The sound of screeching tires and shattering glass pierced the peaceful night in a quiet New York City neighbourhood. What followed was a scene of chaos and destruction, as a reckless driver plowed his parents' Mercedes into the home of two elderly sisters, causing extensive damage. The driver, Daniel Sajewski, Jr., had a blood alcohol level of .30 and a history of reckless driving, leaving no doubt as to his fault in the accident.
However, what unfolded next was a series of unexpected twists and turns that complicated the legal proceedings, including an attempt to shift blame onto his girlfriend and an insurance company demanding repayment of the hefty sum it had paid out for a new home. This cautionary tale serves as a stark reminder of the consequences of dangerous and irresponsible behaviour behind the wheel.
Initially, Daniel Sajewski, Jr. admitted that he took the car without his father's permission and was fully responsible for what happened. Because of all of his warrants, Sajweski, Jr. was sentenced to 18 months to three years in jail, but his father became angry when the courts would not allow Junior to take financial responsibility for the accident.
The courts said that because Junior had free access to the family home and the keys to the car, that permission to drive the car was implied. In that instance, it is the owner of the car who is responsible for any damage that would occur. In New York State, it is actually very difficult for the owner of a vehicle to shed responsibility for what happens with their vehicle unless that vehicle was stolen. Since Junior had ready access to the home and keys, Senior could not report the vehicle stolen.
Once the courts had decided with a decision and an appeal decision that Senior was the one financially responsible for what happened, the company immediately filed a $180,000 lawsuit in civil court against Sajewski, Sr. Despite several unsuccessful attempts to have responsibility shifted to Sajewski, Jr., the courts allowed the civil lawsuit to go through and for Sajewski, Sr. to be named as the responsible party.
No one was injured in the accident, including the two sisters. But had someone been injured, it is possible that both Sajewskis could have been held accountable in a personal injury lawsuit. A wrongful death lawsuit could have named either just Sajewski, Sr. as the responsible party, or it may have brought both father and son into the lawsuit.
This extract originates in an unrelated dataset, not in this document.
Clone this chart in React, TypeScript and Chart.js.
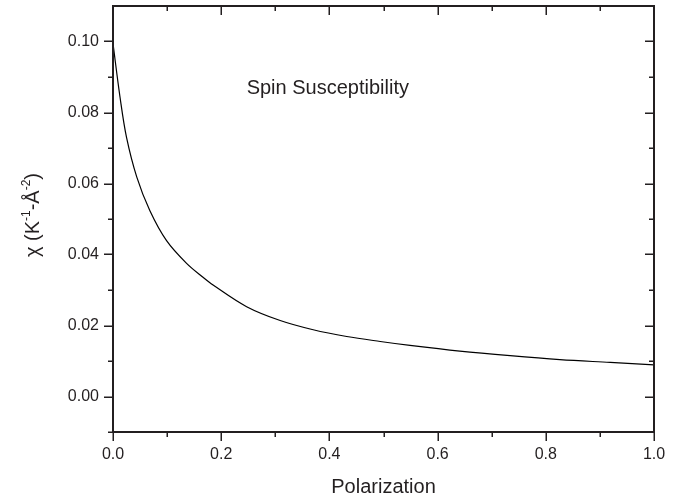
import React, { useEffect, useRef } from "react";
import { Chart, registerables } from "chart.js";

Chart.register(...registerables);

const POLARIZATION = [0, 0.013, 0.025, 0.044, 0.068, 0.099, 0.136, 0.167, 0.185, 0.247, 0.309, 0.37, 0.432, 0.494, 0.549, 0.641, 0.734, 0.826, 0.919, 1.0];
const CHI = [0.0994, 0.0843, 0.073, 0.0618, 0.0524, 0.0439, 0.0375, 0.0335, 0.0314, 0.0253, 0.0214, 0.0188, 0.0169, 0.0155, 0.0144, 0.0128, 0.0115, 0.0104, 0.0096, 0.0089];

const X_TICKS = [0, 0.2, 0.4, 0.6, 0.8, 1.0];
const X_MINOR = [0.1, 0.3, 0.5, 0.7, 0.9];
const Y_TICKS = [0, 0.02, 0.04, 0.06, 0.08, 0.1];
const Y_MINOR = [-0.01, 0.01, 0.03, 0.05, 0.07, 0.09];

const X_TITLE = "Polarization";
const ANNOTATION = "Spin Susceptibility";

const INK = "#231f20";
const FONT = "'Liberation Sans', Arial, sans-serif";

const framePlugin = {
  id: "frame",
  afterDraw(chart: any) {
    const { ctx, chartArea: a, scales } = chart;
    const xs = scales.x;
    const ys = scales.y;
    ctx.save();
    ctx.strokeStyle = INK;
    ctx.lineWidth = 2;
    ctx.strokeRect(a.left, a.top, a.right - a.left, a.bottom - a.top);
    const MAJ = 9;
    const MIN = 5;
    ctx.lineWidth = 1.5;
    ctx.beginPath();
    const xTick = (v: number, len: number) => {
      const px = Math.round(xs.getPixelForValue(v)) + 0.25;
      ctx.moveTo(px, a.bottom);
      ctx.lineTo(px, a.bottom + len);
      ctx.moveTo(px, a.top);
      ctx.lineTo(px, a.top + len);
    };
    const yTick = (v: number, len: number) => {
      const py = Math.round(ys.getPixelForValue(v)) + 0.25;
      ctx.moveTo(a.left - len, py);
      ctx.lineTo(a.left, py);
      ctx.moveTo(a.right - len, py);
      ctx.lineTo(a.right, py);
    };
    X_TICKS.forEach((v) => xTick(v, MAJ));
    X_MINOR.forEach((v) => xTick(v, MIN));
    Y_TICKS.forEach((v) => yTick(v, MAJ));
    Y_MINOR.forEach((v) => yTick(v, MIN));
    ctx.stroke();

    ctx.fillStyle = INK;
    ctx.font = `20px ${FONT}`;
    ctx.textBaseline = "alphabetic";
    ctx.textAlign = "center";
    ctx.fillText(X_TITLE, (a.left + a.right) / 2, 493);
    ctx.textAlign = "left";
    ctx.fillText(ANNOTATION, xs.getPixelForValue(0.247), ys.getPixelForValue(0.0853));

    // y-axis title with superscripts
    const parts: [string, boolean][] = [
      ["\u03c7 (K", false],
      ["-1", true],
      ["-\u00c5", false],
      ["-2", true],
      [")", false],
    ];
    const big = `20px ${FONT}`;
    const small = `12px ${FONT}`;
    let total = 0;
    parts.forEach(([t, sup]) => {
      ctx.font = sup ? small : big;
      total += ctx.measureText(t).width;
    });
    ctx.translate(39, 215);
    ctx.rotate(-Math.PI / 2);
    let x = -total / 2;
    parts.forEach(([t, sup]) => {
      ctx.font = sup ? small : big;
      ctx.fillText(t, x, sup ? -9 : 0);
      x += ctx.measureText(t).width;
    });
    ctx.restore();
  },
};

export default function App() {
  const ref = useRef<HTMLCanvasElement | null>(null);
  useEffect(() => {
    if (!ref.current) return;
    const chart = new Chart(ref.current, {
      type: "scatter",
      data: {
        datasets: [
          {
            label: "chi",
            data: POLARIZATION.map((p, i) => ({ x: p, y: CHI[i] })),
            showLine: true,
            borderColor: "#000",
            borderWidth: 1.2,
            pointRadius: 0,
            tension: 0.35,
            fill: false,
          } as any,
        ],
      },
      options: {
        animation: false,
        responsive: false,
        devicePixelRatio: 1,
        layout: { padding: { left: 0, right: 27, top: 6, bottom: 0 } },
        plugins: { legend: { display: false }, tooltip: { enabled: false } },
        scales: {
          x: {
            type: "linear",
            min: 0,
            max: 1,
            grid: { display: false, drawTicks: false },
            border: { display: false },
            afterBuildTicks: (s: any) => {
              s.ticks = X_TICKS.map((v) => ({ value: v }));
            },
            afterFit: (s: any) => {
              s.height = 68;
              s.paddingLeft = 0;
              s.paddingRight = 0;
            },
            ticks: {
              padding: 13,
              color: INK,
              font: { size: 16, family: FONT },
              maxRotation: 0,
              callback: (v: any) => Number(v).toFixed(1),
            },
          },
          y: {
            type: "linear",
            min: -0.01,
            max: 0.11,
            grid: { display: false, drawTicks: false },
            border: { display: false },
            afterBuildTicks: (s: any) => {
              s.ticks = Y_TICKS.map((v) => ({ value: v }));
            },
            afterFit: (s: any) => {
              s.width = 113;
              s.paddingTop = 0;
              s.paddingBottom = 0;
            },
            ticks: {
              padding: 14,
              color: INK,
              font: { size: 16, family: FONT },
              callback: (v: any) => Number(v).toFixed(2),
            },
          },
        },
      },
      plugins: [framePlugin],
    });
    return () => chart.destroy();
  }, []);
  return (
    <div style={{ position: "fixed", left: 0, top: 0, width: 681, height: 500, background: "#fff" }}>
      <canvas ref={ref} width={681} height={500} />
    </div>
  );
}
Sajewski, Jr.'s girlfriend has not filed a personal injury lawsuit for being talked into taking the rap for the accident. A person under duress and being forced into doing something they may not want to do could conceivably sue for damages. As of now, that lawsuit has not been filed.
When it comes to a personal injury lawsuit, determining responsibility is extremely important. In many cases, the line from an accident to the responsible party is not always a straight line, and that can make the law even more confusing.